Drive-Through-Beerdigung

Drive-Through-Beerdigung
In den USA kann man mit dem Auto an den Sarg fahren. Und eigentlich ist das gar nicht so schlecht.

Der Postillon, eine der bekanntesten Satire-Seiten im deutschsprachigen Netz, brachte vor kurzem eine Meldung: „Erste Drive-In-Schule ermöglicht Eltern, ihr Kind mit dem Auto zum Klassenzimmer zu bringen“. Schöne Satire, die die Eltern auf die Schippe nimmt, die ihre Kinder tatsächlich am liebsten bis zum Klassenzimmer fahren würden, statt ihnen zuzutrauen, dass sie ihren Schulweg auch selbständig bewältigen können.

Bei diversen Fast-Food-Restaurants ist es dagegen gang und gäbe, die Bestellung durchs Autofenster entgegenzunehmen. Menschen sind halt bequem, und praktisch ist es auch.

In den USA hat sich die Idee in den letzten Jahren auf ein völlig anderes Geschäft ausgebreitet: Einige Bestattungsunternehmen bieten offenbar die Möglichkeit einer „Drive-Through-Bestattung“ an. Der offene Sarg steht hinter einer Glasscheibe, die Trauergäste fahren mit dem Auto vor und können in aller Ruhe Abschied nehmen. Oder einfach nur mal durchs Fenster winken.

„Diese Amis mal wieder“ denken Sie jetzt vermutlich. „Willkommen beim Beerdigungsinstitut, Ihre Beerdigung bitte!“ Alle weiteren Kalauer mit Sarg und Drive in verbieten sich eigentlich von selbst.

Aber so schlecht ist die Idee gar nicht. Gerade für alte, kaum noch gehfähige Menschen ist dies eine Möglichkeit, von einem geliebten Menschen Abschied zu nehmen, den sie sonst vielleicht nicht mehr am Sarg besucht hätten. Viel wichtiger scheint aber zu sein, was beispielsweise den Bestatter Robert L. Adams zu diesem Angebot bewegt hat: Er beobachtete, dass viele Trauergäste einfach keine Erfahrung mehr im Umgang mit dem Tod hatten. Ihnen ging es im wahrsten Sinn des Wortes zu nahe, mit dem Sarg in einem Raum zu sein. Das kann man durchaus kritisieren, daran müsste man arbeiten – aber nicht unbedingt im akuten Trauerfall. 

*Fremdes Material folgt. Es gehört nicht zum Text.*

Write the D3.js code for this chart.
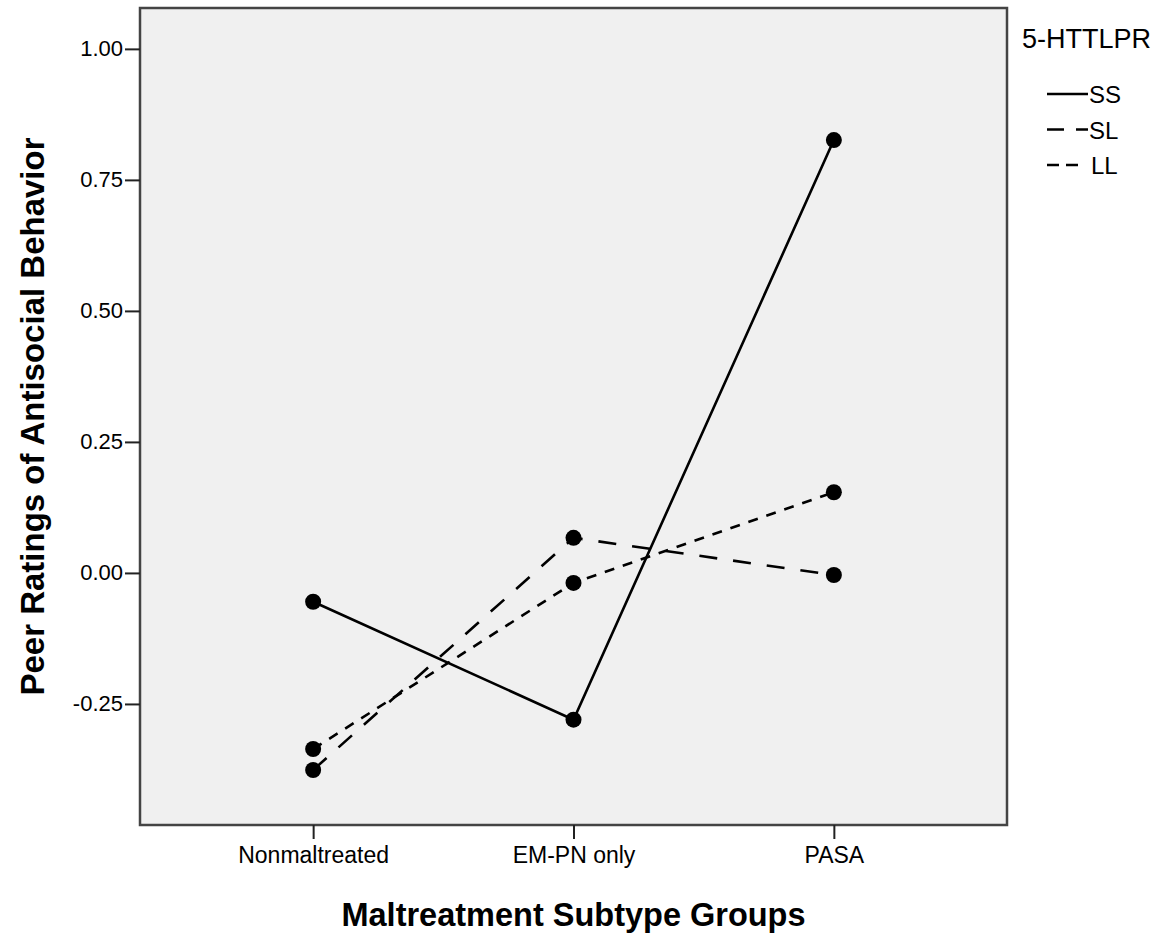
<!DOCTYPE html>
<html>
<head>
<meta charset="utf-8">
<script src="https://cdn.jsdelivr.net/npm/d3@7"></script>
<style>
  body { margin: 0; background: #fff; }
  text { font-family: "Liberation Sans", Arial, sans-serif; fill: #000; }
</style>
</head>
<body>
<svg id="chart"></svg>
<script>
const width = 1166;
const height = 935;

const groups = ['Nonmaltreated', 'EM-PN only', 'PASA'];
const ssValues = [-0.055, -0.28, 0.826];
const slValues = [-0.376, 0.067, -0.004];
const llValues = [-0.336, -0.019, 0.154];
const yTicks = [-0.25, 0.00, 0.25, 0.50, 0.75, 1.00];

const series = [
    { name: 'SS', values: ssValues, dash: null },
    { name: 'SL', values: slValues, dash: '18,16' },
    { name: 'LL', values: llValues, dash: '10,9' }
];

const box = { left: 140, right: 1007, top: 8, bottom: 825 };

const svg = d3.select('#chart')
    .attr('width', width)
    .attr('height', height);

const x = d3.scalePoint()
    .domain(groups)
    .range([box.left, box.right])
    .padding(0.665);

const y = d3.scaleLinear()
    .domain([-0.481, 1.078])
    .range([box.bottom, box.top]);

// plot area
svg.append('rect')
    .attr('x', box.left)
    .attr('y', box.top)
    .attr('width', box.right - box.left)
    .attr('height', box.bottom - box.top)
    .attr('fill', '#f0f0f0')
    .attr('stroke', '#444')
    .attr('stroke-width', 2.5);

// axes
const fmt = d => d3.format('.2f')(d).replace('\u2212', '-');
const yAxis = svg.append('g')
    .attr('transform', `translate(${box.left},0)`)
    .call(d3.axisLeft(y).tickValues(yTicks).tickSize(15).tickPadding(2).tickFormat(fmt));
yAxis.select('.domain').remove();
yAxis.selectAll('.tick line').attr('stroke', '#222').attr('stroke-width', 2);
yAxis.selectAll('.tick text').style('font-size', '22px').attr('fill', '#000');

const xAxis = svg.append('g')
    .attr('transform', `translate(0,${box.bottom})`)
    .call(d3.axisBottom(x).tickSize(14).tickPadding(8));
xAxis.select('.domain').remove();
xAxis.selectAll('.tick line').attr('stroke', '#222').attr('stroke-width', 2);
xAxis.selectAll('.tick text').style('font-size', '23px').attr('fill', '#000');

// titles
svg.append('text')
    .attr('x', (box.left + box.right) / 2)
    .attr('y', 926)
    .attr('text-anchor', 'middle')
    .style('font-size', '32.5px')
    .style('font-weight', 'bold')
    .text('Maltreatment Subtype Groups');

svg.append('text')
    .attr('transform', `translate(44,${(box.top + box.bottom) / 2}) rotate(-90)`)
    .attr('text-anchor', 'middle')
    .style('font-size', '33px')
    .style('font-weight', 'bold')
    .text('Peer Ratings of Antisocial Behavior');

// lines and markers
const line = d3.line()
    .x((d, i) => x(groups[i]))
    .y(d => y(d));

const lines = svg.append('g');
for (const s of series) {
    lines.append('path')
        .datum(s.values)
        .attr('d', line)
        .attr('fill', 'none')
        .attr('stroke', '#000')
        .attr('stroke-width', 2.6)
        .attr('stroke-dasharray', s.dash);
}
for (const s of series) {
    lines.selectAll(null)
        .data(s.values)
        .enter().append('circle')
        .attr('cx', (d, i) => x(groups[i]))
        .attr('cy', d => y(d))
        .attr('r', 8)
        .attr('fill', '#000');
}

// legend
const legend = svg.append('g');
legend.append('text')
    .attr('x', 1022)
    .attr('y', 48)
    .style('font-size', '27px')
    .text('5-HTTLPR');

const legendDash = { SS: null, SL: '17,12,12,10', LL: '12,7,12,20' };
series.forEach((s, i) => {
    const ly = 94 + i * 35.5;
    legend.append('line')
        .attr('x1', 1047)
        .attr('x2', 1088)
        .attr('y1', ly)
        .attr('y2', ly)
        .attr('stroke', '#000')
        .attr('stroke-width', 2.6)
        .attr('stroke-dasharray', legendDash[s.name]);
    legend.append('text')
        .attr('x', s.name === 'LL' ? 1091 : 1089)
        .attr('y', ly + 9)
        .style('font-size', '24px')
        .text(s.name);
});
</script>
</body>
</html>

In anderen Beerdigungsinstituten gab es daher bereits die Möglichkeit, den Sarg über eine Kamera aus einem Nebenraum zu betrachten oder auch der Trauerfeier zu folgen. Das erschien ihm unpassend. So kam er auf die Idee, eine Glasscheibe zwischen Trauergästen und Sarg zu installieren. Offenbar ein guter Einfall – der den Angehörigen oft auch die Ausrichtung einer Trauerfeier ersparte. Schließlich konnte jeder Abschied nehmen, wann er oder sie wollte. Das mögen wir kritisch sehen, ist doch ein Abschied im Vorbeifahren etwas ganz anderes als eine gemeinsame Feier, in der das Leben des oder der Verstorbenen noch einmal überdacht wird und gerade bei christlichen Feiern auch die Hoffnung auf die Auferstehung gefeiert wird. Aber na ja, andere Länder, andere Sitten.

Mehrmals wurde die ganze Einrichtung auch andersrum angewendet. Denn überraschenderweise gab es dann auch Mitglieder einer örtlichen Straßengang, die von einem verstorbenen Mitglied Abschied nehmen wollten – aber auf der gleichen Seite der Glasscheibe. Durch die kugelsichere Scheibe waren sie nämlich vor Angriffen einer verfeindeten Gang geschützt. In der außerordentlich gefährlichen Gegend wäre ihnen so ein Abschied am offenen Grab nicht gefahrlos möglich gewesen, hier gab es schon Schießereien auf dem Friedhof.

Im übrigen hilft die Glasscheibe vielleicht wirklich, die Distanz zum Tod ein wenig abzubauen. Manchmal, so ein Bericht, kommen auch völlig Unbekannte. Sie wollen sehen, wie das aussieht: Ein toter Mensch. Sie wollen sich damit beschäftigen, was das bedeutet. Vielleicht sind sie dann, wenn eines ihrer Familienmitglieder sterben sollte, auch bereiter dazu, sich dem Tod zu stellen und ihn nicht nur durch eine Kamera oder eine Glasscheibe zu betrachten.

Ob das Angebot beim Bestatter Robert L. Adams noch existiert, können wir übrigens nicht sagen. Auf der Homepage haben wir dazu keine Angaben gefunden, und auf diese seltsame Mail aus Deutschland hat sich leider bis heute niemand gerührt.